多⾎⼩板⾎漿(PRP)による治療とは
指や⼿を切ってしまったとき、傷が塞がりカサブタが出来て、やがて元通りに治ったご経験があると思います。実は、この⼀連の治癒過程には、⾎液の中に含まれる"⾎⼩板"が重要な役割を果たしています。そのため、⾎⼩板が少ない⽅では⾎が⽌まりにくく傷の治りも遅くなります。また、打撲や捻挫をした時には、怪我した部分が腫れることがあると思いますが、この腫れは⽪膚の下で出⾎したことによるものです。打撲や捻挫でも、⽪膚を切った時と同じように、⾎⼩板から傷んだ組織の修復を促進する物質(成⻑因⼦)が供給され、傷んだ組織を元通りに直そうとする⾃⼰治癒機転が働いています。

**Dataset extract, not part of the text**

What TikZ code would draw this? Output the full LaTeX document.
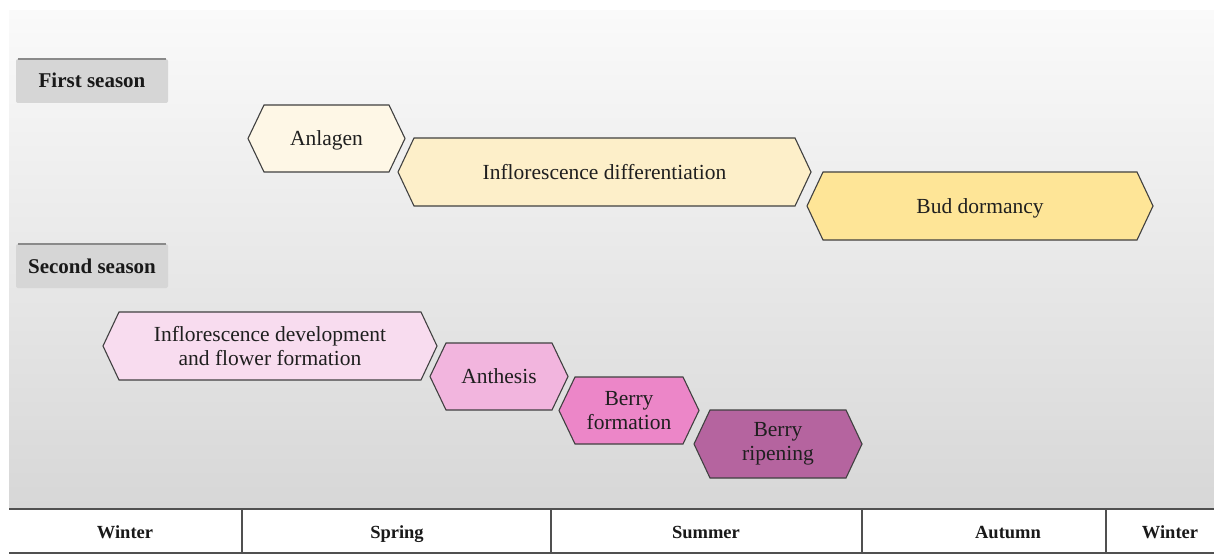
\documentclass[tikz,border=0pt]{standalone}
\usepackage{fontspec}
\setmainfont{Liberation Serif}
\definecolor{bgtop}{HTML}{FAFAFA}
\definecolor{bgbot}{HTML}{D7D7D7}
\definecolor{edgecol}{HTML}{404040}
\definecolor{cAnl}{HTML}{FEF7E6}
\definecolor{cDif}{HTML}{FDEFC9}
\definecolor{cBud}{HTML}{FEE597}
\definecolor{cDev}{HTML}{F8DCEF}
\definecolor{cAnt}{HTML}{F2B5DE}
\definecolor{cBfo}{HTML}{EC86C8}
\definecolor{cBri}{HTML}{B5649F}
\definecolor{boxfill}{HTML}{D6D6D6}
\definecolor{boxtop}{HTML}{8A8A8A}
\definecolor{tabline}{HTML}{505050}
\tikzset{
  phaseedge/.style={draw=edgecol, line width=1.1pt, line join=miter},
  phasetext/.style={font=\fontsize{21.5}{24}\selectfont, align=center, text=black!88, inner sep=0pt},
  seasonbox/.style={fill=boxfill, rounded corners=2pt, minimum width=152pt, minimum height=44pt,
    font=\bfseries\fontsize{21}{24}\selectfont, text=black!90, inner sep=0pt, text height=14pt, text depth=0pt},
  tabtext/.style={font=\bfseries\fontsize{18.5}{22}\selectfont, text=black!90, inner sep=0pt, anchor=base},
  tabrule/.style={draw=tabline, line width=1.4pt}
}
\newcommand\hexphase[7]{%
  \filldraw[phaseedge, fill=#6] (#2,{(#4+#5)/2}) -- ({#2+16},#4) -- ({#3-16},#4) -- (#3,{(#4+#5)/2})
     -- ({#3-16},#5) -- ({#2+16},#5) -- cycle;
  \node[phasetext] (#1) at ({(#2+#3)/2},{(#4+#5)/2}) {#7};
}
\begin{document}
\begin{tikzpicture}[x=1pt,y=-1pt]
\useasboundingbox (0,0) rectangle (1214,556);
% background
\shade[top color=bgtop, bottom color=bgbot] (9,11) rectangle (1214,508);
% season labels
\node[seasonbox] (first) at (92,81) {First season};
\draw[boxtop, line width=2.5pt] ([xshift=2pt]first.north west) -- ([xshift=-2pt]first.north east);
\node[seasonbox] (second) at (92,266) {Second season};
\draw[boxtop, line width=2.5pt] ([xshift=2pt]second.north west) -- ([xshift=-2pt]second.north east);
% first season phases
\hexphase{anl}{248}{405}{105}{172}{cAnl}{\raisebox{0pt}[14pt][0pt]{Anlagen}}
\hexphase{dif}{398}{811}{138}{206}{cDif}{Inflorescence differentiation}
\hexphase{bud}{807}{1153}{172}{240}{cBud}{\raisebox{0pt}[14pt][0pt]{Bud dormancy}}
% second season phases
\hexphase{dev}{103}{437}{312}{380}{cDev}{Inflorescence development\\and flower formation}
\hexphase{ant}{430}{568}{343}{410}{cAnt}{Anthesis}
\hexphase{bfo}{559}{699}{377}{444}{cBfo}{Berry\\formation}
\hexphase{bri}{694}{862}{410}{478}{cBri}{Berry\\ripening}
% season table
\fill[white] (9,509) rectangle (1214,553);
\draw[tabrule] (9,509) -- (1214,509);
\draw[tabrule] (9,553) -- (1214,553);
\foreach \xx in {242,551,862,1106} \draw[tabrule] (\xx,509) -- (\xx,553);
\node[tabtext] (w1) at (125,538) {Winter};
\node[tabtext] (sp) at (397,538) {Spring};
\node[tabtext] (su) at (706,538) {Summer};
\node[tabtext] (au) at (1008,538) {Autumn};
\node[tabtext] (w2) at (1170,538) {Winter};
\end{tikzpicture}
\end{document}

PRP療法は、この"⾃分で⾃分を治す⼒(⾃⼰治癒⼒)"をサポートする治療法として、ヨーロッパやアメリカでは頻繁に⾏われている治療法です。⾃分の⾎液を約20㏄とり、特殊な技術を⽤いて⾎液中の⾎⼩板が多く含まれる部分のみを抽出し、⾃⼰PRPを作成します。このPRP中には、成⻑因⼦が豊富に含まれますので、これを⾃分の⾝体の傷んだ部分に注射することにより、その部分の組織の修復が促進され、"早期治癒"や"疼痛の軽減"効果をもたらします。

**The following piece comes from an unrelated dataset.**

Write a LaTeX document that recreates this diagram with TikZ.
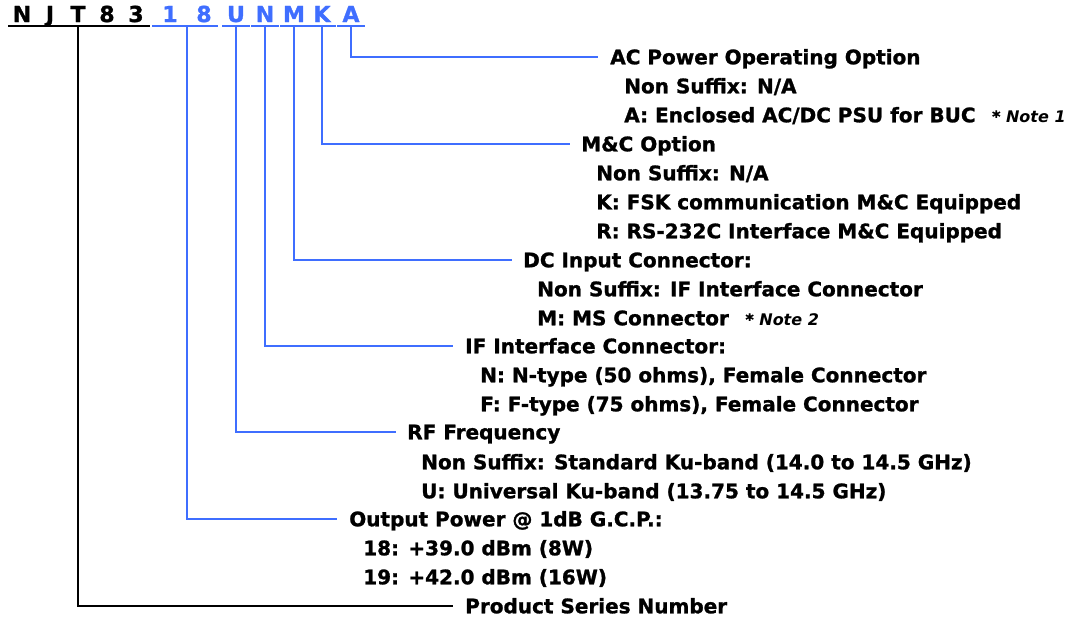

例えば、"ひざの変形"で悩んでいる⽅は、PRP療法の適応です。変形性関節症では、変形の進⾏に伴い、軟⾻がすり減ったり、半⽉板が傷んだり、炎症が起きてひざに⽔がたまったりします。PRPは、こうした組織の修復を促したり、関節の炎症を抑制したりする効果が期待できます。しかし、⾎⼩板⾃体は軟⾻や半⽉板にはならない細胞のため、完全に軟⾻が無くなってしまった部分にPRPが軟⾻を作ることは不可能です。完全に軟⾻が削れてしまった⽅では、⾻どうしがぶつかり合い⾻も削れてしまいO脚が進⾏しますが、PRPはそれを抑制することは可能と考えられています。
これまでは、変形性関節症の⽅に対する薬物療法としては、痛み⽌めの内服やヒアルロン酸の注射などを⾏ってきましたが、こうした既存の治療が無効であった⽅の中にも、PRPを関節に注射することにより痛みが取れる⽅がいることが分かりました。また、PRPは⾃分の⾎液ですので、薬物のように副作⽤を起こすことは滅多にないというのも、この治療が欧⽶でも広く⽀持されている理由の⼀つです。

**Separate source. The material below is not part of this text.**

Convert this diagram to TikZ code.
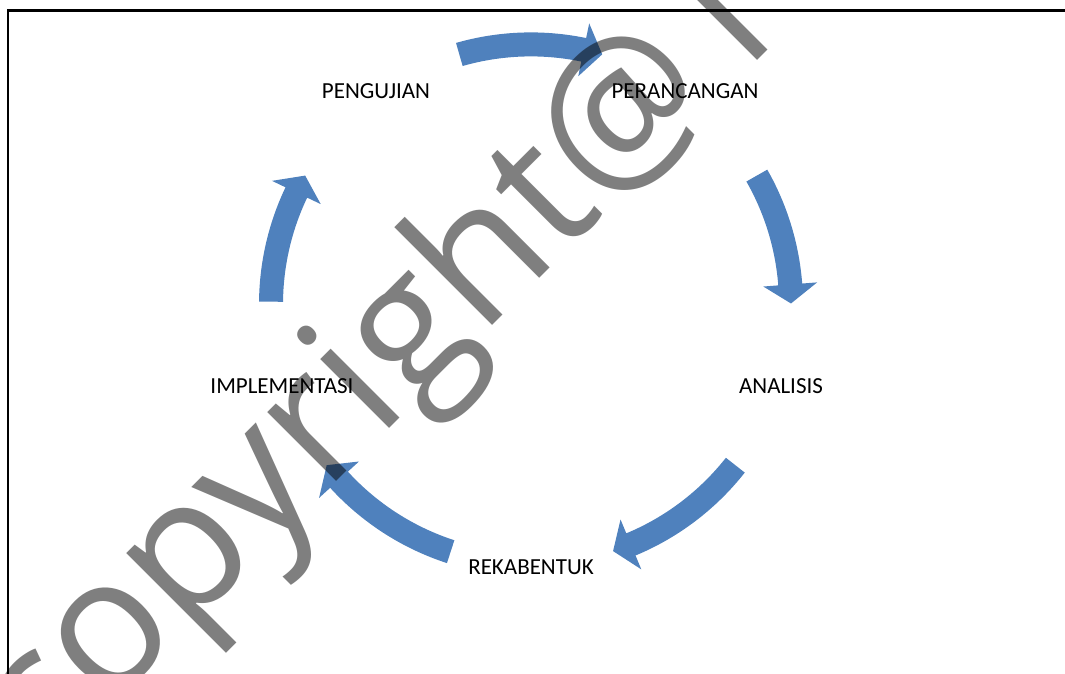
\documentclass[tikz,border=0pt]{standalone}
\usepackage{fontspec}
\setmainfont{Carlito}
\newfontfamily\wmfont{Open Sans}
\definecolor{arrowblue}{HTML}{4F81BD}
\newcommand\cycarrow[2]{% tail angle, tip angle (clockwise)
  \pgfmathsetmacro\hb{#2+4.2}
  \fill[cycfill] (#1:272) arc[start angle=#1,end angle=\hb,radius=272]
    -- (\hb:287) -- (#2:260) -- (\hb:233) -- (\hb:248)
    arc[start angle=\hb,end angle=#1,radius=248] -- cycle;}
\begin{document}
\begin{tikzpicture}[x=1pt,y=1pt,
  lbl/.style={font=\fontsize{23}{27}\selectfont, text=black, inner sep=0pt, anchor=base},
  wm/.style={font=\wmfont\fontsize{182}{190}\selectfont, text=black, text opacity=0.5, inner sep=0pt, anchor=base west, rotate=45},
  cycfill/.style={fill=arrowblue},
  frame/.style={line width=2.5pt, black}]
\useasboundingbox (0,0) rectangle (1065,673);
\clip (0,0) rectangle (1065,673);
% cycle arrows
\begin{scope}[shift={(531,368.6)}]
  \cycarrow{106}{74.1}
  \cycarrow{29.7}{0.2}
  \cycarrow{-38.2}{-71.6}
  \cycarrow{252}{218.2}
  \cycarrow{179.4}{150.3}
\end{scope}
% watermark
\node[wm] (wmark) at (45.3,-99.3) {copyright@\kern35pt l};
% labels
\node[lbl] (pengujian) at (376,574) {PENGUJIAN};
\node[lbl] (perancangan) at (685,574) {PERANCANGAN};
\node[lbl] (analisis) at (781,280) {ANALISIS};
\node[lbl] (rekabentuk) at (531,99) {REKABENTUK};
\node[lbl] (implementasi) at (282,280) {IMPLEMENTASI};
% frame
\coordinate (fbl) at (8,-5);
\coordinate (ftl) at (8,662.5);
\coordinate (ftr) at (1070,662.5);
\draw[frame] (fbl) -- (ftl) -- (ftr);
\end{tikzpicture}
\end{document}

次に多くのPRP療法を⾏っているのは、スポーツ外傷・障害に対してです。スポーツをする⽅は、"少しでも早い復帰"を望みます。そうした要望に応えるため、当院では靭帯損傷、⾁離れ、腱炎などに対してPRP療法を⾏っています。また、これまでいろいろな治療を試してきたがなかなか良くならない"難治性"の外傷、障害の治療としてPRP療法を希望しご来院する⽅も多くいます。このような⽅は、治るはずの組織が治りにくい環境になってしまっているため、その部位に⾎⼩板を注射することで、本来あった⾃⼰治癒機転をもう⼀度活性化し、怪我を治す環境を再獲得することを期待しています。これまでに、プロスポーツ選⼿から学⽣スポーツ、中⾼年のスポーツ愛好家まで、幅広い対象の⽅にこの治療法を⾏っています。他院で⼿術加療を勧められたが決⼼がつかず、最後の保存療法としてPRP療法を希望して来院され、PRP療法が奏効して⼿術を回避できた⽅も複数います。先述のように、⾮常に副作⽤の少ない治療ですので、数ある保存加療のうちの⼀つの選択肢として、特に既存の治療法への反応が乏しい⽅への実施をお勧めしています。
⽚膝 | 38,000円(41,800円税込) |
両膝 | 68,400円(75,240円税込) |
2回⽬以降 両膝 | 60,800円(66,880円税込) |
初回のPRP療法を行った後、担当医と患者さんとの相談の上で以降のPRP療法の継続を決定します。2回目以降は3~4週間の間隔でPRP療法を行いますが、PRP療法を行うかどうかは当日の状態によって最終決定いたします。数回の治療を行ってから、痛みがどれくらい取れたか、生活がどれくらい改善したかを評価します。効果が認められた方では、以降もPRP療法を行う方もいらっしゃいます。
残念ながら効果がなかった方も、骨切り術や人工関節置換術などの手術加療についての相談を行う事も可能ですので担当医にご相談ください。
※PRP療法は再⽣医療のひとつですが、先進医療や⾼額医療の補助の対象とはなりません。